Instructions to follow:
Pictures stay out. Extract the lines below from the first one through the line with "0.305, 0.291, 0.269];", both included.

**** Dataset rows ****

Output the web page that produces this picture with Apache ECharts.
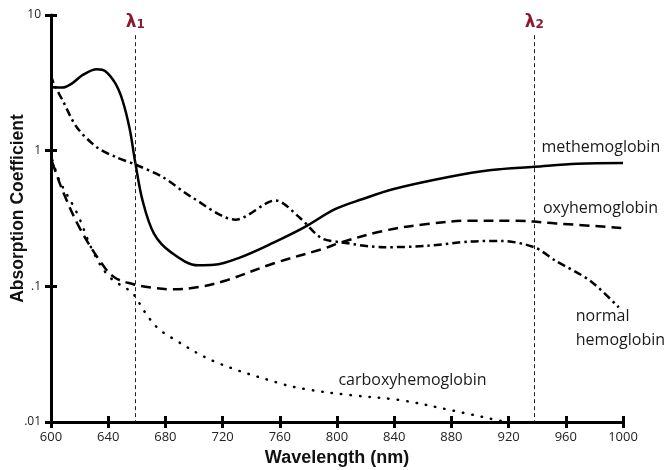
<!DOCTYPE html>
<html>
<head>
<meta charset="utf-8">
<script src="https://cdn.jsdelivr.net/npm/echarts@6/dist/echarts.min.js"></script>
<style>
html,body{margin:0;padding:0;background:#fff;}
#c{width:670px;height:470px;}
</style>
</head>
<body>
<div id="c"></div>
<script>
// Wavelength ticks
var xTicks = [600, 640, 680, 720, 760, 800, 840, 880, 920, 960, 1000];
var yTickLabels = {"10": "10", "1": "1", "0.1": ".1", "0.01": ".01"};

// Methemoglobin (solid)
var metX = [600, 608, 615, 622, 632, 638, 645, 650, 655, 659, 664, 672, 684, 703, 714, 732, 756, 777, 799, 818, 839, 878, 908, 938, 968, 1000];
var metY = [2.93, 2.92, 3.15, 3.6, 3.98, 3.85, 3.13, 2.35, 1.45, 0.81, 0.43, 0.245, 0.178, 0.143, 0.144, 0.163, 0.211, 0.272, 0.372, 0.44, 0.52, 0.64, 0.72, 0.76, 0.80, 0.81];

// Oxyhemoglobin (dashed)
var oxyX = [601, 608, 620, 634, 644, 657, 670, 685, 704, 723, 756, 791, 803, 833, 863, 893, 923, 953, 1000];
var oxyY = [0.82, 0.51, 0.27, 0.155, 0.117, 0.104, 0.098, 0.095, 0.099, 0.111, 0.148, 0.19, 0.211, 0.257, 0.288, 0.305, 0.305, 0.291, 0.269];

// Normal hemoglobin (dash-dot)
var normX = [600, 602, 608, 618, 632, 645, 659, 678, 699, 729, 757, 774, 789, 803, 833, 863, 893, 915, 938, 953, 977, 997];
var normY = [3.6, 3.1, 2.36, 1.49, 1.06, 0.9, 0.79, 0.64, 0.45, 0.31, 0.43, 0.32, 0.227, 0.211, 0.194, 0.199, 0.214, 0.216, 0.194, 0.154, 0.110, 0.070];

// Carboxyhemoglobin (dotted)
var carbX = [601, 606, 618, 630, 641, 657, 665, 674, 684, 714, 759, 779, 809, 844, 880, 916];
var carbY = [0.85, 0.60, 0.35, 0.175, 0.117, 0.089, 0.066, 0.05, 0.042, 0.028, 0.0194, 0.0174, 0.0158, 0.0145, 0.0122, 0.0101];

// Marker wavelengths
var lambdaX = [659, 938];
var lambdaNames = ["1", "2"];

function pairs(xs, ys) { return xs.map(function (x, i) { return [x, ys[i]]; }); }

var chart = echarts.init(document.getElementById('c'), null, {renderer: 'canvas'});
var labelFont = {fontFamily: 'Open Sans', fontSize: 16, color: '#1a1a1a'};
var tickFont = {fontFamily: '"Open Sans", sans-serif', fontSize: 13, color: '#222'};

var option = {
  animation: false,
  backgroundColor: '#fff',
  grid: {left: 51, right: 47, top: 15, bottom: 48, containLabel: false, outerBoundsMode: 'none'},
  xAxis: [{
    type: 'value', min: 600, max: 1000, interval: 40,
    axisLine: {show: true, lineStyle: {color: '#000', width: 3}},
    axisTick: {show: true, inside: false, length: 6, lineStyle: {color: '#000', width: 3}},
    axisLabel: Object.assign({margin: 9, formatter: function (v) { return xTicks.indexOf(v) >= 0 ? String(v) : ''; }}, tickFont),
    splitLine: {show: false},
    name: 'Wavelength (nm)', nameLocation: 'middle', nameGap: 27, nameMoveOverlap: false,
    nameTextStyle: {fontFamily: '"Liberation Sans", Arial, sans-serif', fontWeight: 'bold', fontSize: 18, color: '#111'}
  }, {
    type: 'value', min: 600, max: 1000, interval: 40, position: 'bottom',
    axisLine: {show: false},
    axisTick: {show: true, inside: true, length: 6, lineStyle: {color: '#000', width: 3}},
    axisLabel: {show: false}, splitLine: {show: false}
  }],
  yAxis: [{
    type: 'log', logBase: 10, min: 0.01, max: 10,
    axisLine: {show: true, lineStyle: {color: '#000', width: 3}},
    axisTick: {show: true, inside: false, length: 6, lineStyle: {color: '#000', width: 3}},
    axisLabel: Object.assign({margin: 10, formatter: function (v) { var k = String(v); return yTickLabels[k] !== undefined ? yTickLabels[k] : ''; }}, tickFont, {fontSize: 12}),
    splitLine: {show: false}, minorTick: {show: false},
    name: 'Absorption Coefficient', nameLocation: 'middle', nameGap: 24, nameMoveOverlap: false,
    nameTextStyle: {fontFamily: '"Liberation Sans", Arial, sans-serif', fontWeight: 'bold', fontSize: 17.5, color: '#111', padding: [0, 0, 0, 20]}
  }, {
    type: 'log', logBase: 10, min: 0.01, max: 10, position: 'left',
    axisLine: {show: false},
    axisTick: {show: true, inside: true, length: 6, lineStyle: {color: '#000', width: 3}},
    axisLabel: {show: false}, splitLine: {show: false}
  }],
  series: [
    {
      name: 'methemoglobin', type: 'line', silent: true, showSymbol: false, smooth: 0.35,
      data: pairs(metX, metY),
      lineStyle: {color: '#000', width: 2.5},
      markPoint: {symbol: 'circle', symbolSize: 0, silent: true, data: [{coord: [943, 1.06], label: Object.assign({show: true, position: 'right', distance: 0, formatter: 'methemoglobin'}, labelFont)}]},
      markLine: {
        silent: true, symbol: ['none', 'none'],
        lineStyle: {color: '#222', width: 1, type: [4, 3]},
        label: {
          show: true, position: 'start', distance: 4,
          formatter: function (p) { return '{l|λ}{s|' + p.name + '}'; },
          rich: {
            l: {fontFamily: 'DejaVu Sans', fontWeight: 'bold', fontSize: 17, color: '#8c1a2e'},
            s: {fontFamily: 'DejaVu Sans', fontWeight: 'bold', fontSize: 12, color: '#8c1a2e', verticalAlign: 'bottom', padding: [6, 0, 0, 0]}
          }
        },
        data: lambdaX.map(function (x, i) { return [{coord: [x, 7.1], name: lambdaNames[i]}, {coord: [x, 0.01]}]; })
      }
    },
    {
      name: 'oxyhemoglobin', type: 'line', silent: true, showSymbol: false, smooth: 0.35,
      data: pairs(oxyX, oxyY),
      lineStyle: {color: '#000', width: 2.5, type: [10, 6]},
      markPoint: {symbol: 'circle', symbolSize: 0, silent: true, data: [{coord: [944, 0.377], label: Object.assign({show: true, position: 'right', distance: 0, formatter: 'oxyhemoglobin'}, labelFont)}]}
    },
    {
      name: 'normal hemoglobin', type: 'line', silent: true, showSymbol: false, smooth: 0.3,
      data: pairs(normX, normY),
      lineStyle: {color: '#000', width: 2.5, type: [8, 4, 2.5, 4]},
      markPoint: {symbol: 'circle', symbolSize: 0, silent: true, data: [{coord: [967, 0.049], label: Object.assign({show: true, position: 'right', distance: 0, lineHeight: 24, formatter: 'normal\nhemoglobin'}, labelFont)}]}
    },
    {
      name: 'carboxyhemoglobin', type: 'line', silent: true, showSymbol: false, smooth: 0.35,
      data: pairs(carbX, carbY),
      lineStyle: {color: '#000', width: 2.5, type: [0.5, 9], cap: 'round'},
      markPoint: {symbol: 'circle', symbolSize: 0, silent: true, data: [{coord: [801, 0.0202], label: Object.assign({show: true, position: 'right', distance: 0, formatter: 'carboxyhemoglobin'}, labelFont)}]}
    }
  ]
};
chart.setOption(option);
</script>
</body>
</html>
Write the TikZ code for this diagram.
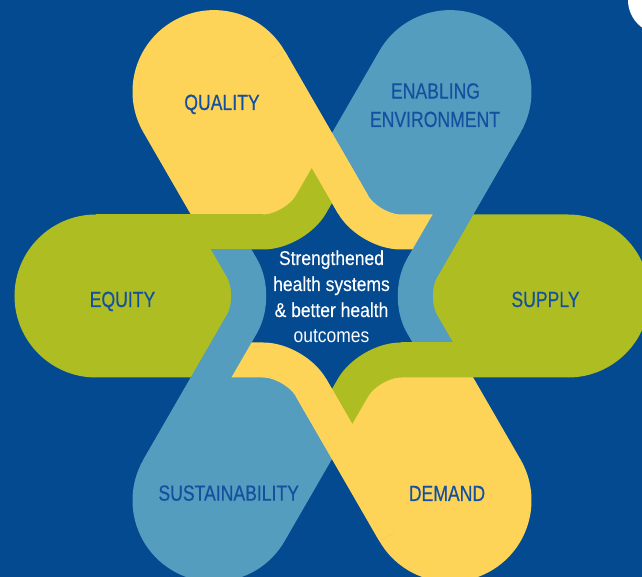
\documentclass[tikz,border=0pt]{standalone}
\usepackage{fontspec}
\newfontfamily\labelfont[FakeStretch=0.8,FakeBold=0.4]{Liberation Sans}
\newfontfamily\centerfont[FakeStretch=0.874,FakeBold=0.2]{Liberation Sans}
\newfontfamily\centerlight[FakeStretch=0.874]{Liberation Sans}
\definecolor{bgblue}{HTML}{034A91}
\definecolor{ayellow}{HTML}{FED458}
\definecolor{ablue}{HTML}{549DBE}
\definecolor{agreen}{HTML}{ADBD22}
\definecolor{labelblue}{HTML}{1450A0}
\begin{document}
\begin{tikzpicture}[x=1pt,y=1pt,
  band/.style={draw=#1, line width=35pt, line cap=butt},
  lbl/.style={text=labelblue, font=\labelfont\fontsize{22}{28}\selectfont, inner sep=0pt, anchor=base},
  ctr/.style={text=white, font=\centerfont\fontsize{20}{26}\selectfont, inner sep=0pt, anchor=base}]
\useasboundingbox (-332,-281) rectangle (310,296);
\clip (-332,-281) rectangle (310,296);
\fill[bgblue] (-332,-281) rectangle (310,296);
% lobes
\foreach \a/\c in {0/agreen,60/ablue,120/ayellow,180/agreen,240/ablue,300/ayellow}{
  \fill[\c, rotate=\a] (73.90,0) -- (110.85,-64) -- (236,-64) -- (236,-81.5)
     arc[start angle=-90,end angle=90,radius=81.5pt] -- (120.96,81.5) -- cycle;
}
% full bands
\foreach \a/\c in {0/agreen,60/ablue,120/ayellow,180/agreen,240/ablue,300/ayellow}{
  \draw[band=\c, rotate=\a, rounded corners=32pt] (236,-64) -- (36.95,-64) -- (0,-128);
}
% band 1 parts on top
\foreach \a/\c in {0/agreen,60/ablue,120/ayellow,180/agreen,240/ablue,300/ayellow}{
  \draw[band=\c, rotate=\a] (236,-64) -- (68.95,-64);
}
% white corner
\fill[white] (330,296) circle[radius=34pt];
% labels
\node[lbl] (quality) at (-110,186) {QUALITY};
\node[lbl] (enabling) at (103.5,197.4) {ENABLING};
\node[lbl] (environment) at (103,169) {ENVIRONMENT};
\node[lbl] (equity) at (-209.5,-11) {EQUITY};
\node[lbl] (supply) at (213.5,-11) {SUPPLY};
\node[lbl] (sustain) at (-103.3,-204.7) {SUSTAINABILITY};
\node[lbl] (demand) at (115,-205) {DEMAND};
% centre text
\node[ctr] (c1) at (-0.5,31) {Strengthened};
\node[ctr] (c2) at (-0.5,5) {health systems};
\node[ctr] (c3) at (-0.5,-21) {\& better health};
\node[ctr, font=\centerlight\fontsize{20}{26}\selectfont] (c4) at (-0.5,-47) {outcomes};
\end{tikzpicture}
\end{document}
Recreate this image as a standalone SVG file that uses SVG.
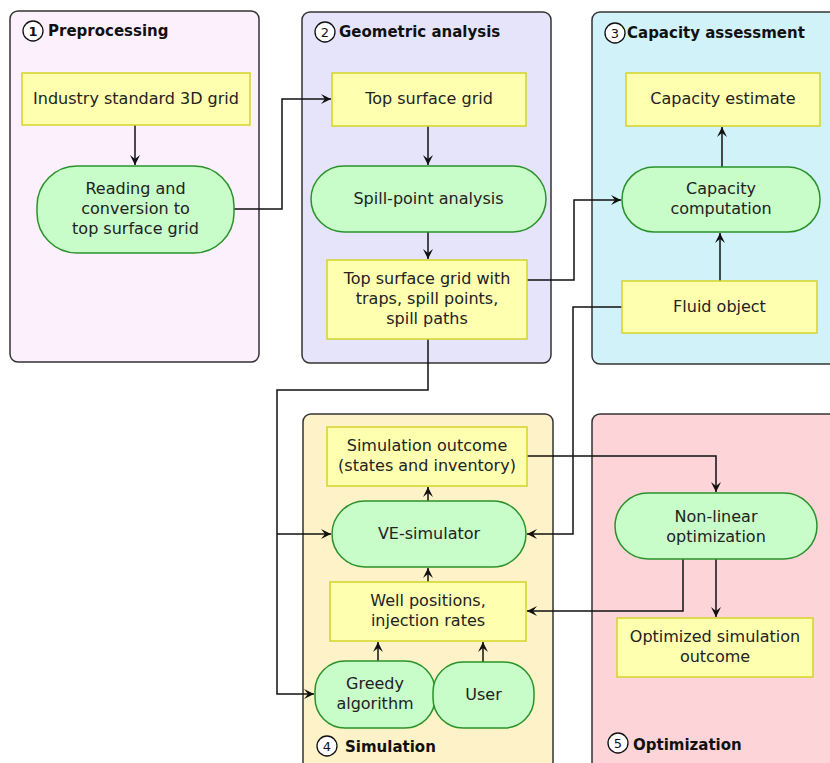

****

In response:
Output the web page that produces this picture with Apache ECharts.
<!DOCTYPE html>
<html>
<head>
<meta charset="utf-8">
<script src="https://cdn.jsdelivr.net/npm/echarts@6/dist/echarts.min.js"></script>
<style>
html,body{margin:0;padding:0;background:#fff;}
#c{width:670px;height:470px;}
</style>
</head>
<body>
<div id="c"></div>
<script>
// Wavelength ticks
var xTicks = [600, 640, 680, 720, 760, 800, 840, 880, 920, 960, 1000];
var yTickLabels = {"10": "10", "1": "1", "0.1": ".1", "0.01": ".01"};

// Methemoglobin (solid)
var metX = [600, 608, 615, 622, 632, 638, 645, 650, 655, 659, 664, 672, 684, 703, 714, 732, 756, 777, 799, 818, 839, 878, 908, 938, 968, 1000];
var metY = [2.93, 2.92, 3.15, 3.6, 3.98, 3.85, 3.13, 2.35, 1.45, 0.81, 0.43, 0.245, 0.178, 0.143, 0.144, 0.163, 0.211, 0.272, 0.372, 0.44, 0.52, 0.64, 0.72, 0.76, 0.80, 0.81];

// Oxyhemoglobin (dashed)
var oxyX = [601, 608, 620, 634, 644, 657, 670, 685, 704, 723, 756, 791, 803, 833, 863, 893, 923, 953, 1000];
var oxyY = [0.82, 0.51, 0.27, 0.155, 0.117, 0.104, 0.098, 0.095, 0.099, 0.111, 0.148, 0.19, 0.211, 0.257, 0.288, 0.305, 0.305, 0.291, 0.269];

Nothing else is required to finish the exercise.